PDA

View Full Version : Ooh-rah! Marines get signs



thedrifter
12-14-07, 06:31 AM
Ooh-rah! Marines get signs
Jay Price, Staff Writer
JACKSONVILLE - The nearly two miles of security fence lining N.C. 24 near Camp Lejeune's main gate are mostly bare.

It's a rare sight.

Since the Sept. 11, 2001, attacks, the fences have almost always been covered with dozens -- sometimes hundreds -- of homemade signs. Some are made in haste from cardboard and spray paint, others neatly hand-lettered and decorated in whimsical fashion with toys, flags and balloons. Many are crafted from bedsheets, others from tarpaulins, construction paper or even plastic cups pushed through the chain links to form words, welcoming Marines home from their dangerous work overseas.

Dozens of units, big and small, have come home to Jacksonville in recent years. It has been awhile, though, since the last major homecoming, and the Marines recently cleared away the old signs, each a shorthand tale of reunion, of lives no longer on hold.

That left a clean slate for Ashley McCarthy, 21, on a recent day when she steered her gold Mazda onto the grass beside the road. She looked at the bare links, stretching into the distance, and wondered, "Where are the other signs? Doesn't anyone care?"

Then McCarthy remembered that her boyfriend, Joe -- they have been together such a short time she struggled to spell his last name -- was returning with a small advance party. The bulk of his unit won't get back from Iraq for a few more weeks, so most of the wives, children, girlfriends and parents were still working on their signs.

She jumped out with the black bedsheet that she had been working on for three days, carefully hand-lettered. In German.

She translated out loud: "It has been a long time but we're finally together again. I missed you and I love you babe."

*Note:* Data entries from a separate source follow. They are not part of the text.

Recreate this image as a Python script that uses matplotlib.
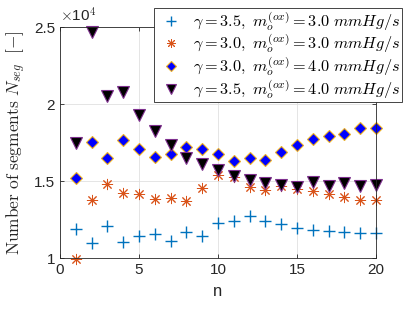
import matplotlib
matplotlib.use("Agg")
import matplotlib.pyplot as plt
import numpy as np

plt.rcParams['mathtext.fontset'] = 'cm'
plt.rcParams['font.family'] = ['Liberation Sans', 'DejaVu Sans']

n = list(range(1, 21))
# values in units of 10^4
s1 = [1.186, 1.100, 1.208, 1.102, 1.143, 1.156, 1.108, 1.167, 1.143, 1.225,
      1.238, 1.273, 1.242, 1.219, 1.193, 1.182, 1.173, 1.167, 1.160, 1.160]
s2 = [0.995, 1.377, 1.479, 1.424, 1.414, 1.385, 1.390, 1.372, 1.457, 1.539,
      1.524, 1.459, 1.442, 1.468, 1.446, 1.437, 1.416, 1.394, 1.377, 1.377]
s3 = [1.522, 1.755, 1.647, 1.764, 1.710, 1.656, 1.675, 1.721, 1.710, 1.677,
      1.630, 1.649, 1.638, 1.688, 1.734, 1.771, 1.794, 1.807, 1.842, 1.842]
s4 = [1.745, 2.470, 2.054, 2.080, 1.929, 1.827, 1.734, 1.647, 1.610, 1.571,
      1.532, 1.506, 1.489, 1.474, 1.463, 1.496, 1.468, 1.485, 1.468, 1.474]

labels = [r'$\gamma = 3.5,\ m_o^{(ox)} = 3.0\ mmHg/s$',
          r'$\gamma = 3.0,\ m_o^{(ox)} = 3.0\ mmHg/s$',
          r'$\gamma = 3.0,\ m_o^{(ox)} = 4.0\ mmHg/s$',
          r'$\gamma = 3.5,\ m_o^{(ox)} = 4.0\ mmHg/s$']

fig = plt.figure(figsize=(4.15, 3.12), dpi=100)
ax = fig.add_axes([0.1446, 0.173, 0.906 - 0.1446, 0.913 - 0.173])

ax.plot(n, s1, linestyle='none', marker='+', markersize=9, markeredgewidth=1.0,
        color=(0, 0.447, 0.741), label=labels[0], clip_on=False)
ax.plot(n, s2, linestyle='none', marker=(8, 2, 0), markersize=8, markeredgewidth=0.7,
        color=(0.85, 0.325, 0.098), label=labels[1], clip_on=False)
ax.plot(n, s3, linestyle='none', marker='D', markersize=6.5, markeredgewidth=0.8,
        markerfacecolor=(0, 0, 1), markeredgecolor=(0.93, 0.69, 0.13), label=labels[2],
        clip_on=False)
ax.plot(n, s4, linestyle='none', marker='v', markersize=9, markeredgewidth=0.8,
        markerfacecolor='black', markeredgecolor=(0.494, 0.184, 0.556), label=labels[3],
        clip_on=False)

ax.set_xlim(0, 20)
ax.set_ylim(1, 2.5)
ax.set_xticks([0, 5, 10, 15, 20])
ax.set_yticks([1, 1.5, 2, 2.5])
ax.set_yticklabels(['1', '1.5', '2', '2.5'])
ax.grid(True, color=(0.88, 0.88, 0.88), linewidth=0.6)
ax.set_axisbelow(True)
ax.tick_params(direction='in', length=3, width=0.6, colors=(0.15, 0.15, 0.15),
               labelsize=11, top=True, right=True, labeltop=False, labelright=False)
for sp in ax.spines.values():
    sp.set_color((0.15, 0.15, 0.15))
    sp.set_linewidth(0.6)

ax.set_xlabel('n', fontsize=12, color=(0.15, 0.15, 0.15), labelpad=5)
ax.set_ylabel(r'$\mathrm{Number\ of\ segments}\ N_{seg}\ \ [-]$', fontsize=12.5,
              color=(0.15, 0.15, 0.15), labelpad=4)
ax.text(0.0, 1.01, r'$\times$10$^{4}$', transform=ax.transAxes, fontsize=11,
        color=(0.15, 0.15, 0.15), ha='left', va='bottom')

leg = fig.legend(loc='upper right', bbox_to_anchor=(0.969, 0.974), fontsize=11.7,
                 frameon=True, fancybox=False, edgecolor=(0.15, 0.15, 0.15),
                 framealpha=1, borderpad=0.1, labelspacing=0.0, handletextpad=0.5,
                 handlelength=1.8, borderaxespad=0, markerscale=0.8)
leg.get_frame().set_linewidth(0.6)

fig.savefig('out.png', dpi=100)
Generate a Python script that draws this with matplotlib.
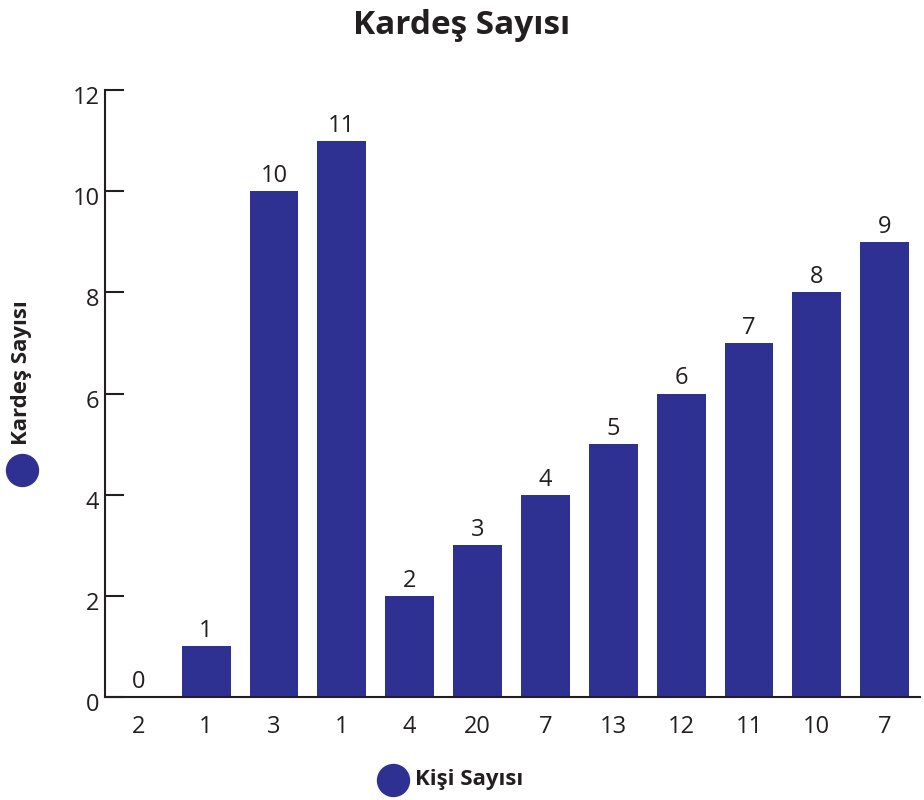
import matplotlib
matplotlib.use("Agg")
import matplotlib.pyplot as plt
from matplotlib.lines import Line2D
from matplotlib.transforms import ScaledTranslation

plt.rcParams["font.family"] = ["Open Sans", "DejaVu Sans"]

kisi_sayisi = ["2", "1", "3", "1", "4", "20", "7", "13", "12", "11", "10", "7"]
kardes_sayisi = [0, 1, 10, 11, 2, 3, 4, 5, 6, 7, 8, 9]
y_ticks = [0, 2, 4, 6, 8, 10, 12]

bar_color = "#2E3192"
ink = "#231F20"

fig = plt.figure(figsize=(9.24, 8), dpi=100)
ax = fig.add_axes([105 / 924, 1 - 697 / 800, 815 / 924, 607 / 800])

x = list(range(len(kardes_sayisi)))
ax.bar(x, kardes_sayisi, width=0.72, color=bar_color, zorder=2)
for xi, v in zip(x, kardes_sayisi):
    ax.text(xi, v + 0.06, str(v), ha="center", va="bottom", fontsize=17, color=ink)

ax.set_xlim(-0.49, 11.52)
ax.set_ylim(0, 12)
ax.set_yticks(y_ticks)
ax.set_yticklabels([str(t) for t in y_ticks], fontsize=17, color=ink)
ax.set_xticks(x)
ax.set_xticklabels(kisi_sayisi, fontsize=17, color=ink)
ax.tick_params(axis="y", direction="in", length=14, width=1.5, color=ink, pad=4)
ax.tick_params(axis="x", length=0, pad=13)

# y labels sit a little below their ticks in the reference
shift = ScaledTranslation(0, -5 / 100, fig.dpi_scale_trans)
for lbl in ax.get_yticklabels():
    lbl.set_transform(lbl.get_transform() + shift)

for side in ["top", "right"]:
    ax.spines[side].set_visible(False)
ax.spines["left"].set_linewidth(1.5)
ax.spines["left"].set_color(ink)
ax.spines["bottom"].set_linewidth(1.5)
ax.spines["bottom"].set_color(ink)
ax.spines["bottom"].set_zorder(3)

fig.text(0.5, 1 - 25 / 800, "Kardeş Sayısı", ha="center", va="center",
         fontsize=24, fontweight="bold", color=ink)

fig.text(22 / 924, 1 - 373 / 800, "Kardeş Sayısı", ha="center", va="center",
         rotation=90, fontsize=16, fontweight="bold", color=ink)
fig.add_artist(Line2D([22 / 924], [1 - 470 / 800], marker="o", markersize=23,
                      color=bar_color, transform=fig.transFigure))

fig.text(415 / 924, 1 - 780 / 800, "Kişi Sayısı", ha="left", va="center",
         fontsize=16, fontweight="bold", color=ink)
fig.add_artist(Line2D([393 / 924], [1 - 780 / 800], marker="o", markersize=23,
                      color=bar_color, transform=fig.transFigure))

fig.savefig("out.png", dpi=100)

McCarthy, herself a military brat, was raised in Germany. The language, she thought, would make it a little special among the other signs that were sure to follow, probably all in English or Spanish, that extra little twist to help show how much she was thinking about him.

A Lejeune tradition

She didn't know it, but McCarthy's sign is part of a Lejeune tradition that stretches back more than 15 years to the last U.S. conflict in the Middle East, said Reinhild Huneycutt, an assistant in the base public affairs office, who has worked at Lejeune since 1970.

When nearly 10,000 Marines came home from the Persian Gulf War in the spring of 1991, they traveled on N.C. 24 via convoy from Morehead City. The welcome signs started in Morehead, where they came ashore from their ships, and the fences around the gate were a natural choice for even more, Huneycutt said.

It was a massive event, Huneycutt said. People lined the highway, and there was heavy media coverage. It took the Marines a couple of extra hours to reach Jacksonville from Morehead City.

After that, she said, the tradition of attaching signs to the fences around the main gate continued for the Marines' peacetime deployments, such as their frequent Mediterranean missions, when they are on ships for months at a time.

The signs became more poignant after 9/11. First, a deployment meant Afghanistan, then it came to mean seven months or a year in Iraq's Anbar Province. For most of the war, that province has been both Marine turf and the most dangerous place for U.S. troops. It has become much calmer in recent months but still can be deadly.

The signs have become so popular that the fences around the main gate aren't enough. Now they also spring up on the outfield fence of a Babe Ruth League baseball field down the road and on private fences around nearby shuttered businesses.

There are messages from children, paw-printed signs attributed to pining pets, and references to pleasures long denied, be they beer or other things: "Sgt. Johnson Prepare 4 Your Debriefing" proclaimed a recent spray-painted sheet.

For a homecoming this summer, Misty Roark made three signs, each a kind of announcement of lives restarting. One was for her husband, Lance Cpl. Brian Roark. Another was for three of his friends who weren't married. She wanted to make sure they knew someone cared. The third was for another young bachelor in the unit whose mother lived hundreds of miles away and couldn't make it for the reunion.

"She told me what to write, and later when we took it down, I mailed it to them," she said.

After her Marines had time to see the signs, Roark took them all down, as many families do, to keep as mementos.

For now there is only McCarthy's German missive, a handful of others and a long stretch of chain link waiting for more signs and more Marines.